> Your objective
Quote the material below exactly as written, from the first line to the line that holds "import seaborn as sns", endpoints included.

Stored items from a collection:
####

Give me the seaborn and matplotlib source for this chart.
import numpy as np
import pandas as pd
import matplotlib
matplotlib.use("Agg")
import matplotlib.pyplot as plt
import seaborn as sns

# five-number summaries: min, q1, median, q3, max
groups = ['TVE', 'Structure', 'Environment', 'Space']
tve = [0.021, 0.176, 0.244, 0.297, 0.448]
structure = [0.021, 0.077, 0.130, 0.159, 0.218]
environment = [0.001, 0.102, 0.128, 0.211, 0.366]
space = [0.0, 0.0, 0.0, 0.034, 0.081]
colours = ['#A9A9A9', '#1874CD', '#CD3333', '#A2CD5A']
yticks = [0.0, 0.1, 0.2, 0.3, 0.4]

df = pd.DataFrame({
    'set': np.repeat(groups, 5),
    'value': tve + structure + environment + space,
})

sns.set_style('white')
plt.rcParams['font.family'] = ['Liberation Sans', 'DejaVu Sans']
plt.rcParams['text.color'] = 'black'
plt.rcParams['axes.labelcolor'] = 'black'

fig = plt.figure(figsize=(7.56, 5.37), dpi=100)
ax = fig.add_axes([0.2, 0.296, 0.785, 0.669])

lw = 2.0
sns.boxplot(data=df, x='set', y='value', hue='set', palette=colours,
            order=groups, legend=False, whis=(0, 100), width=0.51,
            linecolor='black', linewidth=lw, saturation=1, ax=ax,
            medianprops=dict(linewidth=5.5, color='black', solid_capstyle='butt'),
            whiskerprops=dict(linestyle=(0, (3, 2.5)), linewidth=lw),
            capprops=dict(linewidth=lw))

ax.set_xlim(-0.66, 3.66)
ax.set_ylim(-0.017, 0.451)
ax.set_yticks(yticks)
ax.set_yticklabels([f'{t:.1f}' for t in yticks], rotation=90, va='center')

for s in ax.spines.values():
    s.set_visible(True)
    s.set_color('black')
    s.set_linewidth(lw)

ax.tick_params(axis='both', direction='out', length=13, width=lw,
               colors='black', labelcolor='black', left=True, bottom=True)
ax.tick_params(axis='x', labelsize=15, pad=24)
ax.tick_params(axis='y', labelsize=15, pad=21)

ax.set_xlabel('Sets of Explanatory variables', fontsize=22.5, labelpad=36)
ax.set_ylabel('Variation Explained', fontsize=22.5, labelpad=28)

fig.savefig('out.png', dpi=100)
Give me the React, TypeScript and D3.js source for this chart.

####

> Answer to the problem
Give me the seaborn and matplotlib source for this chart.
import numpy as np
import pandas as pd
import matplotlib
matplotlib.use("Agg")
import matplotlib.pyplot as plt
import seaborn as sns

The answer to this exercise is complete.